Para comer me preparo un arroz blanco con un huevo frito de apariencia triste. Dos filetes de pollo, un poco de queso y un plátano completan el menú. Y un vaso de vino valenciano para acompañar la comida.
La máquina de café no funciona. Mientras intento arreglarla, recibo un mensaje de Cruz Roja pidiéndome ayuda para la crisis. Tendrá que esperar.
En la cama, antes de la siesta leo el ABC, el periódico de papel mejor escrito en el país.

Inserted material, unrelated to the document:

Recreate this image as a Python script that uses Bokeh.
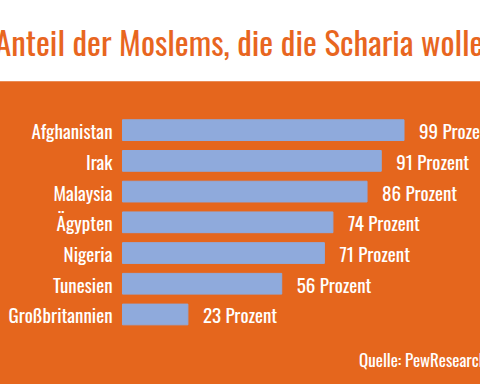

A última hora de la tarde, antes de escribir este diario, veo fragmentos de la película El desencanto de Jaime Chávarri. Es un retrato de la familia Panero años después de la muerte del patriarca, Leopoldo Panero, notable poeta, franquista y alcohólico a partes iguales.
Me conmueve la escena en blanco y negro de la viuda Felicidad Blanc hablando con sus hijos Michi y Leopoldo María. Este le dice a su madre, dechado de elegancia: “En lo que he terminado es en el fracaso más absoluto; lo que pasa es que yo considero que el fracaso es la más resplandeciente victoria”.
Ella le da la razón y le pregunta a Michi. A él le da igual lo que acaba de decir su hermano.
Leopoldo María Panero murió en el psiquiátrico de Las Palmas en 2014.
Pues eso: que la vida es una pasión inútil.